Cap the free edge. After each coat, run the brush along the very tip of the nail. This seals the edge and prevents chipping from the tip — the most common wear point on short nails.
Use a good base coat. On thin nails, a base coat prevents staining and improves adhesion. It also adds a protective layer between the polish and your already-compromised nail plate.
Gel Polish: Proceed With Caution
Gel polish is tempting for biters because it’s much harder to pick off than regular polish. That durability can be a genuine asset — if you can’t peel it, you’re less likely to start biting underneath.
The risks for biters:
Removal is the problem. Proper gel removal requires soaking in acetone for 10-15 minutes, which dehydrates already-damaged nails. Improper removal — peeling, scraping, or drilling — strips layers off the nail plate. One bad removal can set your recovery back by weeks.
If you go the gel route, get it done and removed at a salon by someone who doesn’t rush the soak-off process. Don’t try to peel it off yourself. For recovering biters, the removal risk often outweighs the durability benefit.
Press-on nails are a safer alternative for a temporary strong barrier. Modern press-ons adhere well to short nails and can be removed with warm soapy water and gentle prying. They protect your nails underneath and give you the look of healthy nails while yours grow out.
The Combination Strategy
The most effective polish approach for recovering biters layers products:
- Base layer: Nail strengthener (OPI Nail Envy or equivalent). This addresses the structural weakness.
- Middle layer: Color of your choice (two thin coats). This provides the visual deterrent and confidence factor.
- Top layer: Quick-dry top coat (Seche Vite, Essie Good to Go). This adds durability and gloss.
Replace the color layer with a bitter polish if you want the taste deterrent. Some people alternate — bitter polish during work days when unconscious biting is a risk, regular color on weekends for appearance.
Removal Without Damage
Thin, recovering nails can’t handle aggressive removal. Use these guidelines:
- Non-acetone remover for regular polish. It’s slower but much less drying than pure acetone.
- Soak, don’t scrub. Hold a remover-soaked cotton pad on the nail for 10 seconds, then wipe. Repeated scrubbing strips the nail surface.
- Moisturize immediately after.
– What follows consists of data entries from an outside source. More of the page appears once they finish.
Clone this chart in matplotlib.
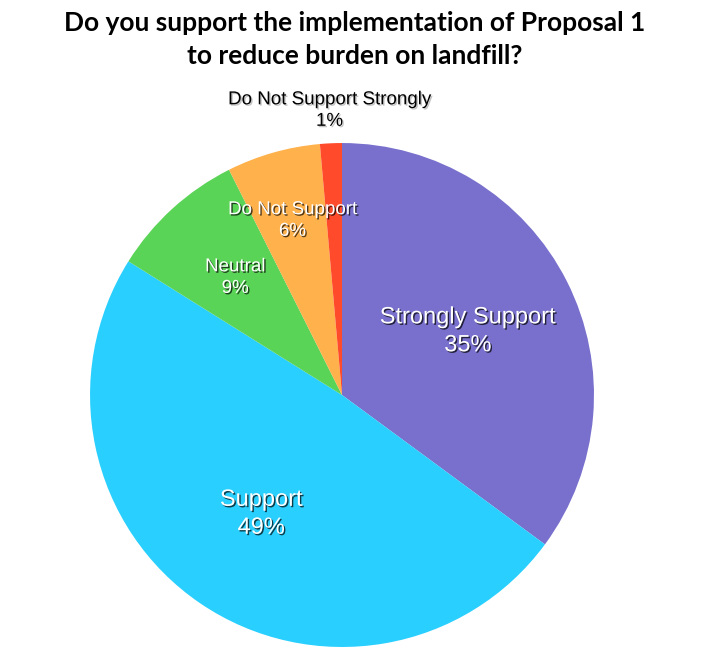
import matplotlib.pyplot as plt
import matplotlib.patheffects as pe
import numpy as np

# survey answers
categories = ['Strongly Support', 'Support', 'Neutral', 'Do Not Support', 'Do Not Support Strongly']
shares = [35.1, 48.8, 8.7, 6.0, 1.4]
pct_labels = ['35%', '49%', '9%', '6%', '1%']

colors = ['#7870CC', '#29CFFF', '#5AD457', '#FFB14B', '#FF4A2B']
label_radius = [0.56, 0.57, 0.63, 0.72, 1.13]
label_size = [17, 17, 13.5, 13.5, 13.5]

fig = plt.figure(figsize=(7.14, 6.61), dpi=100)
ax = fig.add_axes([0.479 - 0.353, 0.4024 - 0.3812, 0.706, 0.7624])

wedges, _ = ax.pie(shares, colors=colors, startangle=90, counterclock=False,
                   radius=1, wedgeprops=dict(linewidth=0))
ax.set_xlim(-1, 1)
ax.set_ylim(-1, 1)
ax.set_aspect('equal')
ax.axis('off')

for w, name, pct, r, fs in zip(wedges, categories, pct_labels, label_radius, label_size):
    mid = np.deg2rad((w.theta1 + w.theta2) / 2)
    x, y = r * np.cos(mid), r * np.sin(mid)
    if r > 1:
        col = 'black'
        fx = [pe.withSimplePatchShadow(offset=(1, -1), shadow_rgbFace='#888888', alpha=0.5)]
    else:
        col = 'white'
        fx = [pe.withSimplePatchShadow(offset=(1, -1), shadow_rgbFace='black', alpha=0.7)]
    ax.text(x, y, name + '\n' + pct, ha='center', va='center', color=col,
            fontsize=fs, family='Liberation Sans', linespacing=1.35,
            path_effects=fx, clip_on=False)

fig.text(0.497, 0.940, 'Do you support the implementation of Proposal 1\nto reduce burden on landfill?',
         ha='center', va='center', fontsize=19, fontweight='bold', family='Lato', linespacing=1.45)

fig.savefig('out.png', dpi=100)
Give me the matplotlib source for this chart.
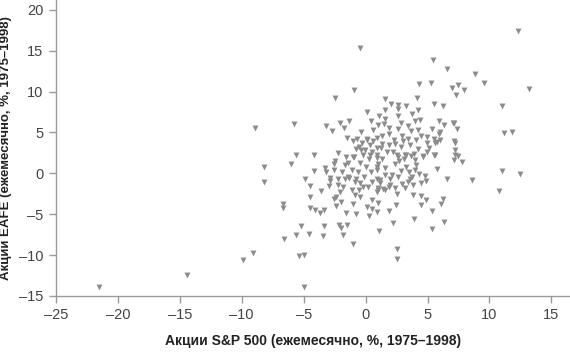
import matplotlib
matplotlib.use("Agg")
import matplotlib.pyplot as plt

# monthly returns, %
sp500 = [
    -21.5, -14.4, -9.9, -9.1, -8.9, -8.2, -8.2, -6.7, -6.65, -6.6,
    -6.0, -5.8, -5.6, -5.4, -5.0, -5.0, -5.2, -5.6, -4.6, -4.9,
    -4.45, -4.5, -4.45, -4.1, -3.7, -3.35, -3.35, -3.4, -4.2, -4.2,
    -3.3, -3.2, -3.2, -2.7, -2.5, -2.1, -1.75, -1.5, -1.35, -0.95,
    -0.45, -2.55, -2.55, -2.2, -1.6, -1.65, -2.85, -2.85, -2.95, -2.2,
    -1.65, -1.85, -2.1, -2.35, -2.55, -2.4, -1.55, -0.8, 0.3, 0.95,
    -2.15, -1.95, -1.5, -1.8, -1.05, 1.05, 2.2, 2.5, 2.55, 3.9,
    5.4, 6.3, 5.4, 6.1, 6.25, 4.5, 4.9, 4.5, 3.85, 2.45,
    1.85, 0.5, 0.15, 0.55, 1.0, -0.45, -0.85, -0.55, 1.0, 1.55,
    -0.2, 0.2, 0.5, -0.45, -0.75, -1.3, 1.85, 1.95, 2.35, 3.15,
    3.85, 4.5, 4.9, 3.45, 3.6, 3.75, 4.8, 6.6, 8.55, 10.75,
    11.0, 12.45, 11.0, 11.2, 11.8, 13.2, 12.3, 8.8, 9.55, 5.45,
    6.6, 4.3, 5.25, 7.0, 7.5, 7.95, 7.3, 4.15, 1.6, 0.1,
    2.05, 2.6, 2.6, 3.25, 1.6, 4.25, 5.5, 6.25, 1.1, 2.65,
    3.75, 0.45, 4.4, 4.0, 1.6, 5.9, 7.05, 7.4, 2.85, 2.6,
    3.7, 4.25, 5.35, 1.85, 1.3, 0.95, 4.5, 4.95, 5.9, 5.55,
    7.1, 6.0, 2.3, 4.05, 1.85, 1.25, 2.85, 3.6, 4.2, 5.15,
    5.6, 7.2, 7.5, 2.2, 3.15, 3.9, 4.6, 5.6, -0.4, -0.7,
    0.15, -0.55, 0.35, -0.05, 0.35, -1.05, 0.95, 5.8, 7.75, 7.1,
    7.15, 7.2, -0.95, -0.45, 0.0, 0.3, -0.2, 0.95, 0.9, -1.1,
    -2.45, 0.9, 1.3, 1.0, 1.55, 0.95, 0.95, 1.15, 1.0, 2.1,
    1.95, 4.0, 4.1, 2.85, 3.1, 3.25, 2.35, 2.65, 3.7, 4.0,
    4.65, 5.55, 7.2, 0.1, -0.4, -0.8, 1.3, 1.9, 2.35, 2.5,
    3.25, 3.45, 4.95, 4.95, 5.75, 6.0, 6.35, -2.2, -1.4, -0.85,
    0.9, 1.4, 2.5, -1.1, -0.6, 0.4, 1.6, 2.6, -1.9, -1.4,
    -0.3, 0.6, 1.0, -1.0, 2.9, 3.4, 0.5, 1.7, 2.7, 3.5,
    -0.1, 1.2, 2.9, 4.3, -3.6, -2.0, -1.0, 0.6, 1.5, 3.0,
]
eafe = [
    -13.9, -12.4, -10.6, -9.7, 5.55, 0.8, -1.1, -3.8, -4.2, -8.0,
    1.1, 6.0, 2.2, -10.1, -9.95, -13.9, -6.4, -7.5, -7.4, -0.7,
    -1.5, -2.9, -4.2, -4.5, -4.9, -4.5, -6.5, -7.7, 2.3, 0.3,
    0.7, 0.1, 5.75, 5.15, 9.2, 6.2, 5.5, 4.3, 6.4, 10.2,
    15.3, 1.2, 0.4, 2.5, 2.0, 1.05, -0.55, -0.9, -1.55, -1.4,
    -0.65, -1.7, -2.3, -2.9, -3.2, -4.05, -4.85, -5.0, -5.25, -4.7,
    -6.35, -6.7, -6.35, -7.5, -8.7, -7.05, -6.1, -9.3, -10.45, -5.55,
    -6.8, -5.95, -4.55, -3.7, -3.2, -3.9, -3.3, -2.8, -2.7, -3.9,
    -4.6, -4.4, -4.1, -3.3, -3.6, -2.9, -2.7, -2.1, -2.1, -2.1,
    -1.7, -1.7, -1.05, -1.2, -0.65, -0.55, -1.65, -1.45, -1.8, -1.85,
    -1.4, -1.15, -1.0, -1.05, -0.65, -0.5, -0.35, -0.7, -0.85, -2.2,
    0.25, -0.1, 8.25, 4.95, 5.05, 10.3, 17.4, 12.2, 11.1, 13.8,
    12.8, 10.9, 11.0, 10.4, 10.8, 10.2, 9.6, 9.2, 9.1, 7.55,
    8.45, 8.3, 7.9, 8.25, 7.8, 7.75, 8.45, 8.25, 7.0, 7.0,
    7.3, 6.45, 6.55, 6.35, 6.6, 6.35, 6.2, 5.45, 6.1, 5.45,
    5.15, 5.25, 5.4, 4.8, 4.55, 4.35, 4.55, 4.45, 4.75, 4.25,
    3.9, 4.05, 4.05, 4.1, 3.45, 3.1, 3.25, 3.5, 3.0, 3.1,
    3.65, 2.8, 2.1, 2.55, 2.2, 2.4, 2.1, 2.2, 5.0, 4.25,
    4.25, 3.25, 3.5, 2.8, 2.3, 2.0, 3.1, 0.5, 1.4, 1.6,
    6.1, 3.7, 2.0, 1.25, 0.8, 1.7, 2.25, 1.9, 0.8, 0.45,
    1.5, 2.2, 1.7, 1.2, 0.6, 0.35, -0.65, -0.8, -1.85, -0.25,
    -0.65, 0.45, 1.0, 0.3, 1.8, 0.8, 1.2, 2.0, 2.1, 1.6,
    2.0, 2.2, 2.2, 4.1, 2.8, 3.0, 3.6, 5.55, 3.6, 2.3,
    2.3, 4.25, 3.75, 2.6, 3.85, 5.05, 5.9, -0.65, -0.45, -1.05,
    -2.3, -1.9, -2.5, -2.1, 0.2, 0.1, -0.2, -0.4, 0.2, 1.3,
    3.7, 5.3, 5.9, 3.9, 4.6, 5.8, 2.6, 2.6, 1.5, 0.2,
    -0.4, -1.2, -1.3, -0.1, -2.2, -3.5, -3.8, 3.9, 6.0, 3.9,
]

x_ticks = [-25, -20, -15, -10, -5, 0, 5, 10, 15]
y_ticks = [-15, -10, -5, 0, 5, 10, 15, 20]

plt.rcParams['font.family'] = ['Liberation Sans', 'DejaVu Sans']

fig = plt.figure(figsize=(5.7, 3.54), dpi=100)
ax = fig.add_axes([0.098, 0.164, 0.902, 0.836])

ax.scatter(sp500, eafe, marker="v", s=18, color="#8c8c8c", linewidths=0)

ax.set_xlim(-25, 16.5)
ax.set_ylim(-15, 21.2)
ax.set_xticks(x_ticks)
ax.set_yticks(y_ticks)
ax.set_xticklabels([str(t).replace("-", "–") for t in x_ticks])
ax.set_yticklabels([str(t).replace("-", "–") for t in y_ticks])

for side in ["top", "right"]:
    ax.spines[side].set_visible(False)
for side in ["left", "bottom"]:
    ax.spines[side].set_color("#999999")
    ax.spines[side].set_linewidth(1)

ax.tick_params(direction="out", length=5, width=1, color="#999999",
               labelsize=10.5, labelcolor="#444444", pad=4)

ax.set_xlabel("Акции S&P 500 (ежемесячно, %, 1975–1998)",
              fontsize=10, fontweight="bold", color="#222222", labelpad=8)
ax.set_ylabel("Акции EAFE (ежемесячно, %, 1975–1998)",
              fontsize=9.5, fontweight="bold", color="#222222", labelpad=5)

fig.savefig("out.png", dpi=100)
Cuticle oil or hand cream right after removal counteracts the drying effect.
- Space your manicures. Give nails a day or two bare between applications if they start looking dry or peely.
Polish is a tool, not magic. It works best as part of a broader approach — awareness of triggers, physical alternatives for your hands, and consistent nail care. But on its own, a good strengthener and a color you’re proud of can meaningfully reduce the impulse to bite. Looking at neat, polished nails triggers a “don’t ruin this” response that bare nails simply don’t.
FAQ
Can you wear regular nail polish on bitten nails?
Yes. Short, bitten nails accept polish just fine. Sheer and neutral shades tend to look best because they don’t draw attention to irregular shapes. Avoid very dark opaque colors early on — they highlight uneven edges.
Does nail polish help you stop biting?
It can. Polish creates a physical and visual barrier that makes you more aware when your fingers approach your mouth. The effort of applying it also adds a cost to biting — you’d be ruining work you put in. It’s not a standalone solution, but it’s a useful layer.
How long should you wait to polish nails after stopping biting?
You can start immediately. There’s no minimum nail length required. Even very short nails benefit from a strengthening base coat. If your cuticles are torn or bleeding, wait for open wounds to heal before applying polish near them.